O Centrão pode até tentar, mas não vai conseguir blindar o presidente Jair Bolsonaro lhe entregando de presente um cargo de senador vitalício. A avaliação é da jurista e mestre em Direito Penal Jacqueline Valles. A advogada conta que a ideia é tão absurda quanto inconstitucional. “É uma aberração que viola o Artigo 1º, que é a base da democracia brasileira e estabelece que os representantes do Executivo e Legislativo são escolhidos, obrigatoriamente, pelo povo e por meio do voto”, diz.
Jacqueline explica que a iniciativa ainda esbarra em outra cláusula pétrea: o princípio da separação dos poderes. “A Presidência é um cargo do Executivo e o Senado é uma função do Legislativo. O Artigo 2º da Constituição estabelece a separação e independência dos Poderes, logo, não permite esse combo em que o eleitor votaria para presidente e ganharia um senador depois do fim desse mandato.

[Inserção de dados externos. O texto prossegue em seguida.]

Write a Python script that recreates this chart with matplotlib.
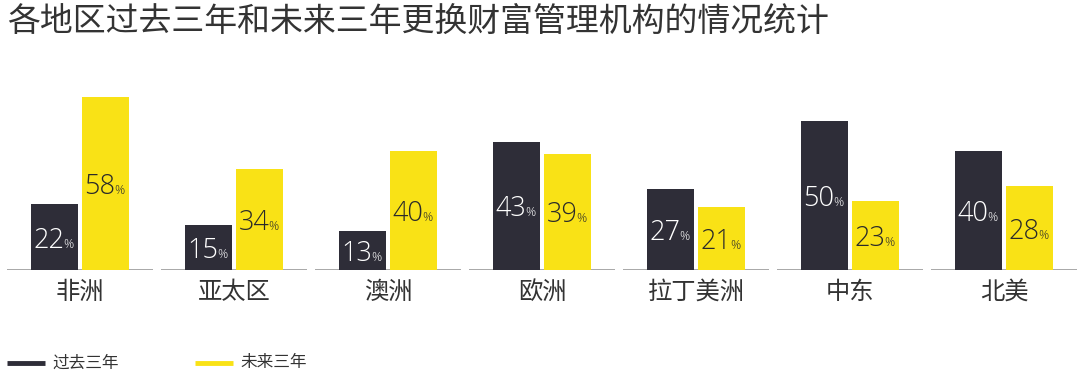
import matplotlib
matplotlib.use("Agg")
import matplotlib.pyplot as plt
from matplotlib.lines import Line2D

plt.rcParams['font.family'] = ['Noto Sans CJK SC', 'DejaVu Sans']

title = "各地区过去三年和未来三年更换财富管理机构的情况统计"
categories = ["非洲", "亚太区", "澳洲", "欧洲", "拉丁美洲", "中东", "北美"]
past = [22, 15, 13, 43, 27, 50, 40]
future = [58, 34, 40, 39, 21, 23, 28]
series_names = ["过去三年", "未来三年"]

dark = "#2e2d38"
yellow = "#f9e216"
text_col = "#333333"
num_font = ['Open Sans', 'DejaVu Sans']

fig = plt.figure(figsize=(10.8, 3.92), dpi=100)
ax = fig.add_axes([0, 122/392, 1, 179/392])
ax.set_xlim(-80/154, 1000/154)
ax.set_ylim(0, 60)
ax.axis('off')

w = 47/154
off = 25.5/154
for i, (p, f) in enumerate(zip(past, future)):
    ax.bar(i - off, p, width=w, color=dark, zorder=2)
    ax.bar(i + off, f, width=w, color=yellow, zorder=2)
    ax.plot([i - 0.474, i + 0.474], [0, 0], color="#9a9a9a", lw=1.2, zorder=1,
            solid_capstyle='butt')
    for xc, v, col in ((i - off, p, "white"), (i + off, f, "#2a2a2a")):
        ax.annotate(str(v), xy=(xc + 0.065, v / 2), xytext=(0, -7.5),
                    textcoords='offset points', ha='right', va='baseline',
                    fontsize=19.5, color=col, zorder=3, family=num_font,
                    fontweight='light')
        ax.annotate("%", xy=(xc + 0.058, v / 2), xytext=(0, -7.5),
                    textcoords='offset points', ha='left', va='baseline',
                    fontsize=9, color=col, zorder=3, family=num_font,
                    fontweight='light')
    ax.text(i, -3.0, categories[i], ha='center', va='top', fontsize=17.5,
            color=text_col)

fig.text(7/1080, 1 - 22/392, title, ha='left', va='center', fontsize=23.7,
         color=text_col)

# legend
for x0, col, name in ((7, dark, series_names[0]), (195, yellow, series_names[1])):
    fig.add_artist(Line2D([x0/1080, (x0 + 38)/1080], [1 - 363/392, 1 - 363/392],
                          color=col, lw=3.5, solid_capstyle='butt'))
    fig.text((x0 + 45)/1080, 1 - 363/392, name, ha='left', va='center',
             fontsize=12, color=text_col)

fig.savefig("out.png", dpi=100, facecolor="white")
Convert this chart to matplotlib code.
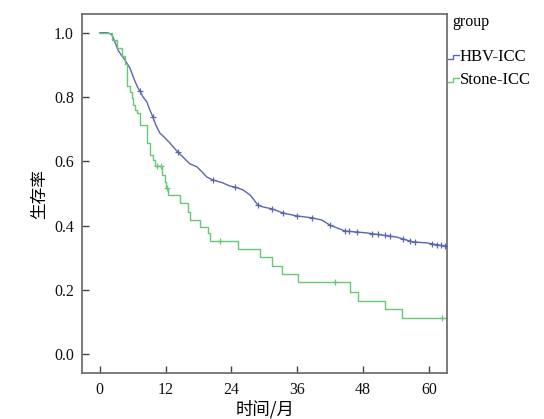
import numpy as np
import matplotlib.pyplot as plt
from matplotlib.lines import Line2D

plt.rcParams['font.family'] = ['Liberation Serif', 'Noto Sans CJK SC']

# HBV-ICC survival curve (months, survival)
hbv_t = [0, 1.46, 2.19, 2.74, 3.28, 4.01, 4.56, 5.11, 5.47, 6.02, 6.38, 6.93, 7.30,
         7.84, 8.57, 9.12, 9.67, 10.2, 10.94, 11.85, 12.77, 13.68, 14.2, 15.3, 16.4,
         17.7, 18.8, 19.5, 20.6, 22.4, 23.7, 24.6, 26.1, 27.4, 28.1, 28.8, 29.7, 31.4,
         33.4, 35.9, 38.7, 40.5, 41.9, 43.2, 44.7, 48.7, 54.2, 55.3, 57.1, 59.6, 62.9]
hbv_s = [1.0, 1.0, 0.994, 0.972, 0.947, 0.928, 0.916, 0.900, 0.891, 0.866, 0.850, 0.829, 0.819,
         0.801, 0.785, 0.760, 0.738, 0.713, 0.688, 0.673, 0.657, 0.639, 0.629, 0.611, 0.592,
         0.583, 0.564, 0.551, 0.542, 0.533, 0.523, 0.520, 0.511, 0.495, 0.480, 0.464, 0.458, 0.452,
         0.439, 0.430, 0.424, 0.417, 0.402, 0.393, 0.383, 0.377, 0.364, 0.358, 0.349, 0.346, 0.336]
hbv_cens_t = [7.3, 9.7, 14.2, 20.6, 24.6, 28.8, 31.4, 33.4, 35.9, 38.7, 41.9, 44.7, 45.4,
              46.9, 49.6, 50.7, 52.0, 52.9, 55.3, 56.5, 57.5, 60.5, 61.5, 62.2, 62.9]

# Stone-ICC survival curve
stone_t = [0, 2.19, 3.10, 4.01, 4.56, 4.92, 5.47, 5.84, 6.02, 6.38, 6.75, 7.30, 8.57,
           9.12, 9.67, 10.03, 11.31, 11.85, 12.1, 12.4, 14.6, 16.05, 16.4, 18.2, 19.7,
           20.06, 25.2, 29.2, 31.4, 33.2, 36.1, 45.6, 47.05, 52.0, 55.1]
stone_s = [1.0, 0.978, 0.953, 0.928, 0.903, 0.835, 0.816, 0.797, 0.776, 0.760, 0.750, 0.713, 0.657,
           0.620, 0.604, 0.586, 0.558, 0.536, 0.517, 0.495, 0.470, 0.442, 0.417, 0.396, 0.377,
           0.352, 0.327, 0.302, 0.274, 0.249, 0.224, 0.193, 0.165, 0.140, 0.112]
stone_cens_t = [10.4, 11.1, 12.2, 21.9, 42.9, 62.4]

t_end = 63.3
blue = '#5b66b3'
green = '#66c878'

fig = plt.figure(figsize=(5.44, 4.19), dpi=100)
ax = fig.add_axes([0.151, 0.109, 0.671, 0.858])

# HBV group is large, its many tiny steps read as a jagged line
ax.plot(list(hbv_t) + [t_end], list(hbv_s) + [hbv_s[-1]], color=blue, lw=1.0)
ax.plot(hbv_cens_t, np.interp(hbv_cens_t, hbv_t, hbv_s), '+', color=blue, ms=5, mew=0.9)

ax.step(list(stone_t) + [t_end], list(stone_s) + [stone_s[-1]], where='post', color=green, lw=1.0)
idx = np.searchsorted(stone_t, stone_cens_t, side='right') - 1
ax.plot(stone_cens_t, np.asarray(stone_s)[idx], '+', color=green, ms=5, mew=0.9)

ax.set_xlim(-3.23, 63.34)
ax.set_ylim(-0.06, 1.059)
ax.set_xticks([0, 12, 24, 36, 48, 60])
ax.set_yticks([0.0, 0.2, 0.4, 0.6, 0.8, 1.0])
ax.yaxis.set_major_formatter(plt.FormatStrFormatter('%.1f'))
ax.tick_params(direction='in', length=5, width=1, colors='#444444', labelcolor='#111111',
               labelsize=11.5, pad=6)
for s in ax.spines.values():
    s.set_color('#666666')
    s.set_linewidth(1.2)

ax.set_xlabel('时间/月', fontsize=12.5, family=['Noto Sans CJK SC'], labelpad=2)
ax.set_ylabel('生存率', fontsize=12, family=['Noto Sans CJK SC'], labelpad=4)

# legend outside the plot, drawn by hand
W, H = 544, 419
fig.text(452 / W, 1 - 22 / H, 'group', fontsize=11.5, va='center', ha='left')
for y, lab, c in [(57, 'HBV-ICC', blue), (80, 'Stone-ICC', green)]:
    xs = np.array([448, 453, 453, 459]) / W
    ys = 1 - np.array([y + 2, y + 2, y - 2, y - 2]) / H
    fig.add_artist(Line2D(xs, ys, color=c, lw=1.0, transform=fig.transFigure))
    fig.text(460 / W, 1 - y / H, lab, fontsize=12, va='center', ha='left')

fig.savefig('out.png', dpi=100)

A única forma de qualquer brasileiro conquistar uma cadeira no Senado ou na Câmara é por meio de uma eleição”, reforça.
Cláusulas pétreas não podem ser alteradas por meio de Proposta de Emenda à Constituição (PEC). “Esses artigos só podem ser modificados ou revogado por meio da convocação de uma nova Assembleia Constituinte, com representantes eleitos pelo povo especificamente para criar uma Constituição inteiramente nova, o que, convenhamos, é um processo complexo e longo, leva anos”, explica.
Queda certa
A jurista acredita que, mesmo que o Senado aprove a proposta, a medida deve cair no Supremo Tribunal Federal (STF). “Qualquer entidade legítima (partidos políticos; entidades representativas, como sindicatos e a OAB, e órgão do Judiciário, como o Ministério Público) pode entrar com uma Ação Direta de Inconstitucionalidade (ADI) junto ao STF pleiteando a anulação de uma lei claramente anticonstitucional”, avalia a mestre em Direito Penal.
A proposta, que corre nos bastidores do Congresso, é de iniciativa de parlamentares do Centrão e visa impedir a prisão de ex-presidentes. Isso beneficiaria diretamente Bolsonaro, alvo de diversas investigações e processos na Justiça. “O cargo de senador vitalício daria aos ex-presidentes os benefícios do foro privilegiado, ou seja, só poder ser preso em flagrante e por crime inafiançável, ser processado apenas em tribunais especiais e ter imunidade de opinião”, detalha a criminalista.
Outros países
Jaqcqueline explica que o cargo de senador vitalício para ex-presidentes existe em alguns países, mas com limitações. “A Itália e o Paraguai, por exemplo, têm, mas neles a função tem caráter simbólico. Esses senadores têm direito a se manifestar no Senado, mas não a votar projetos de lei. O benefício do cargo para eles é, justamente, manter o foro privilegiado”.
Na Itália nem o presidente é eleito pelo voto popular, e sim pelo Parlamento. Isso permite ao país determinar que outros cargos representativos possam ser preenchidos mesmo sem voto. No caso do Paraguai, os senadores vitalícios também não votam, mas isso está na base da Constituição do país, o que não é o nosso caso.
Jacqueline Valles acredita que a criação do cargo de senador vitalício abriria precedente para que estados e municípios também criassem cargos de deputados estaduais e vereadores vitalícios, o que também garantiria foro privilegiado a ex-governadores e ex-prefeitos. “Isso poderia gerar um efeito cascata que levaria impunidade a gestores que cometessem crimes durante os mandatos no Executivo”, completa.